BEGIN PROVIDED DATA
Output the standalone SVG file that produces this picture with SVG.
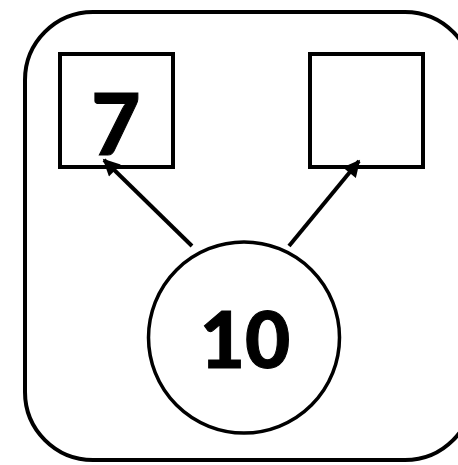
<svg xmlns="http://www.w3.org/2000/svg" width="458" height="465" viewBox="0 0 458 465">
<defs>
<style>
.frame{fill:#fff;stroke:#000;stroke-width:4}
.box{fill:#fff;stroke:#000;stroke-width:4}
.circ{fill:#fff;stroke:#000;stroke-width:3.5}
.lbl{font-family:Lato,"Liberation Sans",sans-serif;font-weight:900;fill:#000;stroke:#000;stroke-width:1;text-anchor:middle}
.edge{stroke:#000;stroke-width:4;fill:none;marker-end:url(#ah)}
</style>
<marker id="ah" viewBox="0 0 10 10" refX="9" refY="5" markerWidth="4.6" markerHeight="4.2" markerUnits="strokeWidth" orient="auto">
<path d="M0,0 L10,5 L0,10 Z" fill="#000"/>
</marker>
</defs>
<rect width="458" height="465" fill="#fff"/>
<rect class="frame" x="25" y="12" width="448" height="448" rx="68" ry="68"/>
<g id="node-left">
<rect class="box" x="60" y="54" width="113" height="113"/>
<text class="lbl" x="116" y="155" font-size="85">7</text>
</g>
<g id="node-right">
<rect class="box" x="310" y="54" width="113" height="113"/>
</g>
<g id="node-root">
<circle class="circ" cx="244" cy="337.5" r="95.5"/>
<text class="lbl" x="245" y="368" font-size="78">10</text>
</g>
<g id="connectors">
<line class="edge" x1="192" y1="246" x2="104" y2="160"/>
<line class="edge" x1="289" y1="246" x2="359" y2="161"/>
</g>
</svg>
END PROVIDED DATA
§ **WHAT YOU HAVE TO DO**
Repeat the data exactly, without the pictures.

§ **RESPONSE TO THIS EXERCISE**
Output the standalone SVG file that produces this picture with SVG.
<svg xmlns="http://www.w3.org/2000/svg" width="458" height="465" viewBox="0 0 458 465">
<defs>
<style>
.frame{fill:#fff;stroke:#000;stroke-width:4}
.box{fill:#fff;stroke:#000;stroke-width:4}
.circ{fill:#fff;stroke:#000;stroke-width:3.5}
.lbl{font-family:Lato,"Liberation Sans",sans-serif;font-weight:900;fill:#000;stroke:#000;stroke-width:1;text-anchor:middle}
.edge{stroke:#000;stroke-width:4;fill:none;marker-end:url(#ah)}
</style>
<marker id="ah" viewBox="0 0 10 10" refX="9" refY="5" markerWidth="4.6" markerHeight="4.2" markerUnits="strokeWidth" orient="auto">
<path d="M0,0 L10,5 L0,10 Z" fill="#000"/>
</marker>
</defs>
<rect width="458" height="465" fill="#fff"/>
<rect class="frame" x="25" y="12" width="448" height="448" rx="68" ry="68"/>
<g id="node-left">
<rect class="box" x="60" y="54" width="113" height="113"/>
<text class="lbl" x="116" y="155" font-size="85">7</text>
</g>
<g id="node-right">
<rect class="box" x="310" y="54" width="113" height="113"/>
</g>
<g id="node-root">
<circle class="circ" cx="244" cy="337.5" r="95.5"/>
<text class="lbl" x="245" y="368" font-size="78">10</text>
</g>
<g id="connectors">
<line class="edge" x1="192" y1="246" x2="104" y2="160"/>
<line class="edge" x1="289" y1="246" x2="359" y2="161"/>
</g>
</svg>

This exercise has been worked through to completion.